A farmer calculates “crop yield” by dividing the amount of resources sold (fruit from the harvest) by the cost of the resources used to make it (land, labor, water, fertilizer, etc.)

PRINCIPLE #39: A wise farmer knows whether their farm is returning more than it is costing. In the same way, a wise business owner knows their “break-even” point.

  • In business, every product/service that is sold has a cost. And, the selling price must be larger than the total cost to produce it. Every wise entrepreneur can prove whether they are above or below that “break-even point”.
  • A healthy, well-run business requires good record-keeping and proper accounting. There is no way of knowing whether you are sustainable in business without accurate financial records.

SEEDING, GROWING, RIPENING, & HARVESTING = PRODUCT DEVELOPMENT CYCLE

CreationApplied to Business
Farmers get ready to plant by preparing the soil, buying seed, and planning their activities.

PRINCIPLE #40: Entrepreneurs make plans for the future and forecast what investments to make in order to grow their business.

  • When, what, why, and how much business investments should be made are all part of good business planning.
  • Over-building is just as foolish as under-building.
When you plant a seed, it may be a while before it pops out of the ground.

PRINCIPLE #41: Entrepreneurs manage their business carefully, even when they are still waiting for a financial breakthrough.

  • It may not be exciting, but steady growth in production and delivery is one of the best signs of a healthy business.
  • A wise entrepreneur knows the right time to focus on their current market and when to expand into new markets.
Farmers watch their fruit ripen in order to assess its quality.

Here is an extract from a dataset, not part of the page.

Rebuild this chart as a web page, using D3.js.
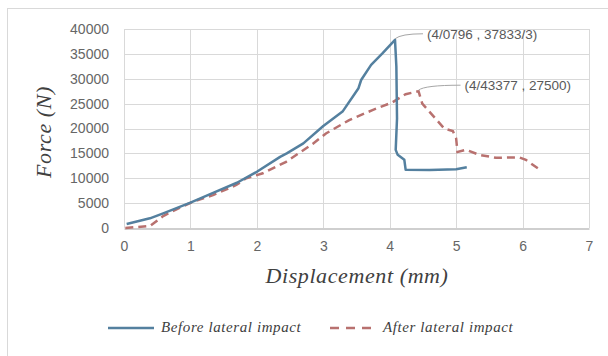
<!DOCTYPE html>
<html>
  <head>
    <script src="https://d3js.org/d3.v7.min.js"></script>
    <style>
      body { margin: 0; background: #fff; }
    </style>
  </head>
  <body>
    <div id="chart"></div>
    <script>
      // data
      const xTicks = [0, 1, 2, 3, 4, 5, 6, 7];
      const yTicks = [0, 5000, 10000, 15000, 20000, 25000, 30000, 35000, 40000];

      const beforeX = [0.04, 0.39, 0.59, 1.0, 1.35, 1.7, 2.0, 2.35, 2.45, 2.7, 3.0, 3.29, 3.53, 3.57, 3.72, 3.89, 4.0796, 4.1, 4.11, 4.09, 4.12, 4.22, 4.24, 4.6, 5.0, 5.16];
      const beforeY = [800, 1950, 2950, 5100, 7100, 9100, 11300, 14300, 15000, 17000, 20500, 23400, 28100, 29750, 32800, 35100, 37833, 32500, 22000, 15700, 14700, 13700, 11700, 11650, 11800, 12200];

      const afterX = [0.02, 0.39, 0.59, 0.79, 1.04, 1.34, 1.69, 1.84, 2.09, 2.44, 2.84, 3.04, 3.39, 3.74, 4.04, 4.24, 4.43377, 4.49, 4.69, 4.82, 4.95, 5.0, 5.02, 5.15, 5.35, 5.6, 5.95, 6.05, 6.23];
      const afterY = [0, 400, 2400, 3750, 5300, 6600, 8640, 10000, 11000, 13300, 16900, 19000, 21700, 23700, 25260, 26900, 27500, 25000, 22000, 20000, 19500, 18000, 15300, 15700, 14700, 14100, 14200, 13700, 12000];

      const seriesNames = ['Before lateral impact', 'After lateral impact'];
      const peakLabels = ['(4/0796 , 37833/3)', '(4/43377 , 27500)'];

      const W = 608, H = 356;
      const margin = { top: 29, right: 19, bottom: 128, left: 124 };

      const svg = d3.select('#chart').append('svg')
        .attr('width', W).attr('height', H);

      // outer frame
      svg.append('rect')
        .attr('x', 7.5).attr('y', 8.5)
        .attr('width', W + 10).attr('height', H + 10)
        .attr('fill', 'none').attr('stroke', '#d9d9d9');

      const x = d3.scaleLinear().domain([0, 7]).range([margin.left, W - margin.right]);
      const y = d3.scaleLinear().domain([0, 40000]).range([H - margin.bottom, margin.top]);

      // grid
      svg.append('g').selectAll('line').data(yTicks.slice(1)).enter().append('line')
        .attr('x1', x(0)).attr('x2', x(7))
        .attr('y1', d => Math.round(y(d)) + 0.5).attr('y2', d => Math.round(y(d)) + 0.5)
        .attr('stroke', '#d9d9d9');
      svg.append('g').selectAll('line').data(xTicks).enter().append('line')
        .attr('x1', d => Math.round(x(d)) + 0.5).attr('x2', d => Math.round(x(d)) + 0.5)
        .attr('y1', y(0)).attr('y2', y(40000))
        .attr('stroke', '#d9d9d9');

      // x axis
      const xAxis = svg.append('g')
        .attr('transform', 'translate(0,' + (Math.round(y(0)) + 0.5) + ')')
        .call(d3.axisBottom(x).tickValues(xTicks).tickSize(0).tickPadding(13).tickFormat(d3.format('d')));
      xAxis.select('.domain').attr('stroke', '#bfbfbf').attr('stroke-width', 1.5);

      // y axis
      const yAxis = svg.append('g')
        .attr('transform', 'translate(' + (x(0) - 15) + ',0)')
        .call(d3.axisLeft(y).tickValues(yTicks).tickSize(0).tickPadding(0).tickFormat(d3.format('d')));
      yAxis.select('.domain').remove();

      svg.selectAll('.tick text')
        .attr('font-family', 'Liberation Sans, Arial, sans-serif')
        .attr('font-size', 14)
        .attr('fill', '#666');

      // axis titles
      svg.append('text')
        .attr('x', 357).attr('y', 283)
        .attr('text-anchor', 'middle')
        .attr('font-family', 'Liberation Serif, Times New Roman, serif')
        .attr('font-style', 'italic')
        .attr('font-size', 22)
        .attr('letter-spacing', 0.6)
        .attr('fill', '#404040')
        .text('Displacement (mm)');

      svg.append('text')
        .attr('transform', 'translate(51,132) rotate(-90)')
        .attr('text-anchor', 'middle')
        .attr('font-family', 'Liberation Serif, Times New Roman, serif')
        .attr('font-style', 'italic')
        .attr('font-size', 22)
        .attr('letter-spacing', 0.6)
        .attr('fill', '#404040')
        .text('Force (N)');

      // series
      const line = d3.line().x(d => x(d[0])).y(d => y(d[1]));
      const before = beforeX.map((v, i) => [v, beforeY[i]]);
      const after = afterX.map((v, i) => [v, afterY[i]]);
      const colors = ['#54809f', '#b8716f'];

      svg.append('path').datum(after)
        .attr('d', line)
        .attr('fill', 'none')
        .attr('stroke', colors[1])
        .attr('stroke-width', 2.5)
        .attr('stroke-dasharray', '8,5');

      svg.append('path').datum(before)
        .attr('d', line)
        .attr('fill', 'none')
        .attr('stroke', colors[0])
        .attr('stroke-width', 2.5)
        .attr('stroke-linejoin', 'round');

      // peak labels with leader lines
      const peaks = [before[16], after[16]];
      const offsets = [[28, -6], [42, -6]];
      peaks.forEach((p, i) => {
        const px = x(p[0]), py = y(p[1]);
        const lx = px + offsets[i][0], ly = py + offsets[i][1];
        svg.append('path')
          .attr('d', 'M' + px + ',' + (py - 1) + ' Q' + (px + 6) + ',' + ly + ' ' + lx + ',' + ly)
          .attr('fill', 'none').attr('stroke', '#a6a6a6').attr('stroke-width', 1);
        svg.append('text')
          .attr('x', lx + 4).attr('y', ly + 5)
          .attr('font-family', 'Liberation Sans, Arial, sans-serif')
          .attr('font-size', 13.5)
          .attr('fill', '#595959')
          .text(peakLabels[i]);
      });

      // legend
      const legend = svg.append('g').attr('transform', 'translate(0,328)');
      const legX = [108, 330];
      seriesNames.forEach((name, i) => {
        legend.append('line')
          .attr('x1', legX[i]).attr('x2', legX[i] + 46)
          .attr('y1', 0).attr('y2', 0)
          .attr('stroke', colors[i])
          .attr('stroke-width', 2.5)
          .attr('stroke-dasharray', i === 1 ? '9,7' : null);
        legend.append('text')
          .attr('x', legX[i] + 53).attr('y', 4)
          .attr('font-family', 'Liberation Serif, Times New Roman, serif')
          .attr('font-style', 'italic')
          .attr('font-size', 15)
          .attr('letter-spacing', 0.6)
          .attr('fill', '#404040')
          .text(name);
      });
    </script>
  </body>
</html>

PRINCIPLE #42: Entrepreneurs are constantly measuring the quality of their products and services.

  • Measuring the quality of your product/service is a prime responsibility of the business owner.
  • Maintaining product quality is a high-priority of a profitable business.
  • Improving product quality is what will keep a company ahead of its competition.
Everyone on the farm works doubly hard during harvest time, so no fruit is wasted or left behind.

PRINCIPLE #43: Every entrepreneur has planned for the breakthrough of their business.

  • There are times when employees will be asked to work “above and beyond” what is normal. That means it’s important to communicate to everyone in the business when and why the company needs their extra efforts.
  • Appreciating the hard work of their employees is something an entrepreneur knows will boost the success of the business in the future.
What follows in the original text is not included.